Your task - Your task is to copy the listing exactly, with the pictures left out.

····················

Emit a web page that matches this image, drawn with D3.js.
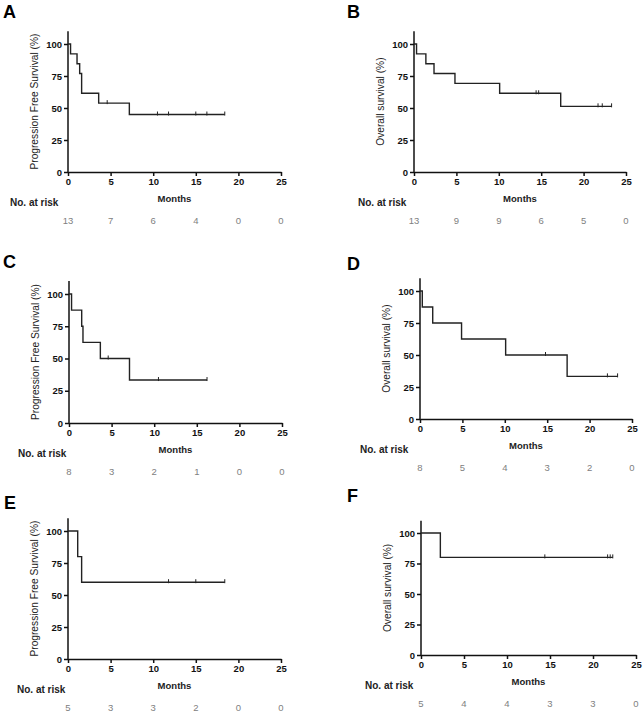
<html>
<head>
<script src="https://d3js.org/d3.v7.min.js"></script>
<style>
body { margin: 0; background: #fff; }
svg { font-family: "Liberation Sans", Arial, sans-serif; }
.axis path, .axis line { stroke: #111; stroke-width: 1.5; }
.axis text { font-size: 9.5px; font-weight: bold; fill: #111; }
.km { fill: none; stroke: #222; stroke-width: 1.4; }
.cens { stroke: #222; stroke-width: 1; }
.ylab { font-size: 10.2px; fill: #222; text-anchor: middle; }
.xlab { font-size: 9.5px; font-weight: bold; fill: #222; text-anchor: middle; }
.risklab { font-size: 10px; font-weight: bold; fill: #222; }
.risk { font-size: 9.5px; fill: #808080; text-anchor: middle; }
.letter { font-size: 18px; font-weight: bold; fill: #000; }
</style>
</head>
<body>
<svg width="644" height="716"></svg>
<script>

// shared ticks
var monthTicks = [0, 5, 10, 15, 20, 25];
var survTicks = [0, 25, 50, 75, 100];

// A - PFS, all patients
var pfsAllTime = [0, 0.3, 1.06, 1.37, 1.6, 3.6, 7.2, 18.4];
var pfsAllSurv = [100, 92.3, 84.6, 76.9, 61.5, 53.8, 44.9, 44.9];
var pfsAllCens = [4.6, 10.5, 11.8, 15.0, 16.3, 18.4];
var pfsAllRisk = [13, 7, 6, 4, 0, 0];

// B - OS, all patients
var osAllTime = [0, 0.3, 1.4, 2.36, 4.83, 10.1, 17.3, 23.3];
var osAllSurv = [100, 92.3, 84.6, 76.9, 69.2, 61.5, 51.3, 51.3];
var osAllCens = [14.4, 14.7, 21.7, 22.2, 23.3];
var osAllRisk = [13, 9, 9, 6, 5, 0];

// C - PFS, subgroup 1
var pfsG1Time = [0, 0.3, 1.49, 1.64, 3.68, 7.1, 16.2];
var pfsG1Surv = [100, 87.5, 75, 62.5, 50, 33.3, 33.3];
var pfsG1Cens = [4.6, 10.5, 16.2];
var pfsG1Risk = [8, 3, 2, 1, 0, 0];

// D - OS, subgroup 1
var osG1Time = [0, 0.27, 1.5, 4.9, 10.1, 17.35, 23.3];
var osG1Surv = [100, 87.5, 75, 62.5, 50, 33.3, 33.3];
var osG1Cens = [14.8, 22.1, 23.3];
var osG1Risk = [8, 5, 4, 3, 2, 0];

// E - PFS, subgroup 2
var pfsG2Time = [0, 1.14, 1.6, 18.4];
var pfsG2Surv = [100, 80, 60, 60];
var pfsG2Cens = [11.8, 15.0, 18.4];
var pfsG2Risk = [5, 3, 3, 2, 0, 0];

// F - OS, subgroup 2
var osG2Time = [0, 2.25, 22.3];
var osG2Surv = [100, 80, 80];
var osG2Cens = [14.4, 21.7, 22.0, 22.3];
var osG2Risk = [5, 4, 4, 3, 3, 0];

var pfsTitle = "Progression Free Survival (%)";
var osTitle = "Overall survival (%)";

// layout of the six panels (pixels)
var panels = [
  {letter: "A", lx: 3,   ly: 18,  x0: 68,  x1: 281, y0: 172, y100: 44,  rx: 10,  ylab: pfsTitle, t: pfsAllTime, s: pfsAllSurv, c: pfsAllCens, r: pfsAllRisk},
  {letter: "B", lx: 347, ly: 18,  x0: 414, x1: 626, y0: 172, y100: 44,  rx: 358, ylab: osTitle,  t: osAllTime,  s: osAllSurv,  c: osAllCens,  r: osAllRisk},
  {letter: "C", lx: 3,   ly: 268, x0: 69,  x1: 282, y0: 423, y100: 294, rx: 18,  ylab: pfsTitle, t: pfsG1Time,  s: pfsG1Surv,  c: pfsG1Cens,  r: pfsG1Risk},
  {letter: "D", lx: 347, ly: 270, x0: 420, x1: 632, y0: 419, y100: 291, rx: 360, ylab: osTitle,  t: osG1Time,   s: osG1Surv,   c: osG1Cens,   r: osG1Risk},
  {letter: "E", lx: 4,   ly: 509, x0: 68,  x1: 281, y0: 659, y100: 531, rx: 17,  ylab: pfsTitle, t: pfsG2Time,  s: pfsG2Surv,  c: pfsG2Cens,  r: pfsG2Risk},
  {letter: "F", lx: 347, ly: 502, x0: 421, x1: 636, y0: 655, y100: 533, rx: 365, ylab: osTitle,  t: osG2Time,   s: osG2Surv,   c: osG2Cens,   r: osG2Risk}
];

var svg = d3.select("svg");

panels.forEach(function(p) {
  var g = svg.append("g");

  var x = d3.scaleLinear().domain([0, 25]).range([p.x0, p.x1]);
  // y axis runs a bit above 100
  var y = d3.scaleLinear().domain([0, 100]).range([p.y0, p.y100]);
  var yTop = y(110);

  g.append("text")
      .attr("class", "letter")
      .attr("x", p.lx)
      .attr("y", p.ly)
      .text(p.letter);

  g.append("g")
      .attr("class", "axis")
      .attr("transform", "translate(0," + p.y0 + ")")
      .call(d3.axisBottom(x).tickValues(monthTicks).tickSize(4).tickSizeOuter(0).tickPadding(2));

  var yAxis = g.append("g")
      .attr("class", "axis")
      .attr("transform", "translate(" + p.x0 + ",0)")
      .call(d3.axisLeft(y).tickValues(survTicks).tickSize(4).tickSizeOuter(0).tickPadding(2));
  // extend the y domain line up to 110
  yAxis.select(".domain").attr("d", "M0," + p.y0 + "V" + yTop);

  g.append("text")
      .attr("class", "ylab")
      .attr("transform", "translate(" + (p.x0 - 30) + "," + ((p.y0 + yTop) / 2) + ") rotate(-90)")
      .text(p.ylab);

  g.append("text")
      .attr("class", "xlab")
      .attr("x", (p.x0 + p.x1) / 2)
      .attr("y", p.y0 + 30)
      .text("Months");

  // step curve
  var pts = p.t.map(function(t, i) { return [t, p.s[i]]; });
  var line = d3.line()
      .curve(d3.curveStepAfter)
      .x(function(d) { return x(d[0]); })
      .y(function(d) { return y(d[1]); });
  g.append("path")
      .datum(pts)
      .attr("class", "km")
      .attr("d", line);

  // censor marks
  function survAt(t) {
    var v = p.s[0];
    for (var i = 0; i < p.t.length; i++) if (p.t[i] <= t) v = p.s[i];
    return v;
  }
  g.selectAll(".cens")
      .data(p.c)
    .enter().append("line")
      .attr("class", "cens")
      .attr("x1", function(d) { return x(d); })
      .attr("x2", function(d) { return x(d); })
      .attr("y1", function(d) { return y(survAt(d)) - 3; })
      .attr("y2", function(d) { return y(survAt(d)) + 1; });

  // numbers at risk
  g.append("text")
      .attr("class", "risklab")
      .attr("x", p.rx)
      .attr("y", p.y0 + 34)
      .text("No. at risk");

  g.selectAll(".risk")
      .data(p.r)
    .enter().append("text")
      .attr("class", "risk")
      .attr("x", function(d, i) { return x(monthTicks[i]); })
      .attr("y", p.y0 + 52)
      .text(function(d) { return d; });
});

</script>
</body>
</html>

····················

Solution to the exercise -
Emit a web page that matches this image, drawn with D3.js.
<html>
<head>
<script src="https://d3js.org/d3.v7.min.js"></script>
<style>
body { margin: 0; background: #fff; }
svg { font-family: "Liberation Sans", Arial, sans-serif; }
.axis path, .axis line { stroke: #111; stroke-width: 1.5; }
.axis text { font-size: 9.5px; font-weight: bold; fill: #111; }
.km { fill: none; stroke: #222; stroke-width: 1.4; }
.cens { stroke: #222; stroke-width: 1; }
.ylab { font-size: 10.2px; fill: #222; text-anchor: middle; }
.xlab { font-size: 9.5px; font-weight: bold; fill: #222; text-anchor: middle; }
.risklab { font-size: 10px; font-weight: bold; fill: #222; }
.risk { font-size: 9.5px; fill: #808080; text-anchor: middle; }
.letter { font-size: 18px; font-weight: bold; fill: #000; }
</style>
</head>
<body>
<svg width="644" height="716"></svg>
<script>

// shared ticks
var monthTicks = [0, 5, 10, 15, 20, 25];
var survTicks = [0, 25, 50, 75, 100];

// A - PFS, all patients
var pfsAllTime = [0, 0.3, 1.06, 1.37, 1.6, 3.6, 7.2, 18.4];
var pfsAllSurv = [100, 92.3, 84.6, 76.9, 61.5, 53.8, 44.9, 44.9];
var pfsAllCens = [4.6, 10.5, 11.8, 15.0, 16.3, 18.4];
var pfsAllRisk = [13, 7, 6, 4, 0, 0];

// B - OS, all patients
var osAllTime = [0, 0.3, 1.4, 2.36, 4.83, 10.1, 17.3, 23.3];
var osAllSurv = [100, 92.3, 84.6, 76.9, 69.2, 61.5, 51.3, 51.3];
var osAllCens = [14.4, 14.7, 21.7, 22.2, 23.3];
var osAllRisk = [13, 9, 9, 6, 5, 0];

// C - PFS, subgroup 1
var pfsG1Time = [0, 0.3, 1.49, 1.64, 3.68, 7.1, 16.2];
var pfsG1Surv = [100, 87.5, 75, 62.5, 50, 33.3, 33.3];
var pfsG1Cens = [4.6, 10.5, 16.2];
var pfsG1Risk = [8, 3, 2, 1, 0, 0];

// D - OS, subgroup 1
var osG1Time = [0, 0.27, 1.5, 4.9, 10.1, 17.35, 23.3];
var osG1Surv = [100, 87.5, 75, 62.5, 50, 33.3, 33.3];
var osG1Cens = [14.8, 22.1, 23.3];
var osG1Risk = [8, 5, 4, 3, 2, 0];

// E - PFS, subgroup 2
var pfsG2Time = [0, 1.14, 1.6, 18.4];
var pfsG2Surv = [100, 80, 60, 60];
var pfsG2Cens = [11.8, 15.0, 18.4];
var pfsG2Risk = [5, 3, 3, 2, 0, 0];

// F - OS, subgroup 2
var osG2Time = [0, 2.25, 22.3];
var osG2Surv = [100, 80, 80];
var osG2Cens = [14.4, 21.7, 22.0, 22.3];
var osG2Risk = [5, 4, 4, 3, 3, 0];

var pfsTitle = "Progression Free Survival (%)";
var osTitle = "Overall survival (%)";

// layout of the six panels (pixels)
var panels = [
  {letter: "A", lx: 3,   ly: 18,  x0: 68,  x1: 281, y0: 172, y100: 44,  rx: 10,  ylab: pfsTitle, t: pfsAllTime, s: pfsAllSurv, c: pfsAllCens, r: pfsAllRisk},
  {letter: "B", lx: 347, ly: 18,  x0: 414, x1: 626, y0: 172, y100: 44,  rx: 358, ylab: osTitle,  t: osAllTime,  s: osAllSurv,  c: osAllCens,  r: osAllRisk},
  {letter: "C", lx: 3,   ly: 268, x0: 69,  x1: 282, y0: 423, y100: 294, rx: 18,  ylab: pfsTitle, t: pfsG1Time,  s: pfsG1Surv,  c: pfsG1Cens,  r: pfsG1Risk},
  {letter: "D", lx: 347, ly: 270, x0: 420, x1: 632, y0: 419, y100: 291, rx: 360, ylab: osTitle,  t: osG1Time,   s: osG1Surv,   c: osG1Cens,   r: osG1Risk},
  {letter: "E", lx: 4,   ly: 509, x0: 68,  x1: 281, y0: 659, y100: 531, rx: 17,  ylab: pfsTitle, t: pfsG2Time,  s: pfsG2Surv,  c: pfsG2Cens,  r: pfsG2Risk},
  {letter: "F", lx: 347, ly: 502, x0: 421, x1: 636, y0: 655, y100: 533, rx: 365, ylab: osTitle,  t: osG2Time,   s: osG2Surv,   c: osG2Cens,   r: osG2Risk}
];

var svg = d3.select("svg");

panels.forEach(function(p) {
  var g = svg.append("g");

  var x = d3.scaleLinear().domain([0, 25]).range([p.x0, p.x1]);
  // y axis runs a bit above 100
  var y = d3.scaleLinear().domain([0, 100]).range([p.y0, p.y100]);
  var yTop = y(110);

  g.append("text")
      .attr("class", "letter")
      .attr("x", p.lx)
      .attr("y", p.ly)
      .text(p.letter);

  g.append("g")
      .attr("class", "axis")
      .attr("transform", "translate(0," + p.y0 + ")")
      .call(d3.axisBottom(x).tickValues(monthTicks).tickSize(4).tickSizeOuter(0).tickPadding(2));

  var yAxis = g.append("g")
      .attr("class", "axis")
      .attr("transform", "translate(" + p.x0 + ",0)")
      .call(d3.axisLeft(y).tickValues(survTicks).tickSize(4).tickSizeOuter(0).tickPadding(2));
  // extend the y domain line up to 110
  yAxis.select(".domain").attr("d", "M0," + p.y0 + "V" + yTop);

  g.append("text")
      .attr("class", "ylab")
      .attr("transform", "translate(" + (p.x0 - 30) + "," + ((p.y0 + yTop) / 2) + ") rotate(-90)")
      .text(p.ylab);

  g.append("text")
      .attr("class", "xlab")
      .attr("x", (p.x0 + p.x1) / 2)
      .attr("y", p.y0 + 30)
      .text("Months");

  // step curve
  var pts = p.t.map(function(t, i) { return [t, p.s[i]]; });
  var line = d3.line()
      .curve(d3.curveStepAfter)
      .x(function(d) { return x(d[0]); })
      .y(function(d) { return y(d[1]); });
  g.append("path")
      .datum(pts)
      .attr("class", "km")
      .attr("d", line);

  // censor marks
  function survAt(t) {
    var v = p.s[0];
    for (var i = 0; i < p.t.length; i++) if (p.t[i] <= t) v = p.s[i];
    return v;
  }
  g.selectAll(".cens")
      .data(p.c)
    .enter().append("line")
      .attr("class", "cens")
      .attr("x1", function(d) { return x(d); })
      .attr("x2", function(d) { return x(d); })
      .attr("y1", function(d) { return y(survAt(d)) - 3; })
      .attr("y2", function(d) { return y(survAt(d)) + 1; });

  // numbers at risk
  g.append("text")
      .attr("class", "risklab")
      .attr("x", p.rx)
      .attr("y", p.y0 + 34)
      .text("No. at risk");

  g.selectAll(".risk")
      .data(p.r)
    .enter().append("text")
      .attr("class", "risk")
      .attr("x", function(d, i) { return x(monthTicks[i]); })
      .attr("y", p.y0 + 52)
      .text(function(d) { return d; });
});

</script>
</body>
</html>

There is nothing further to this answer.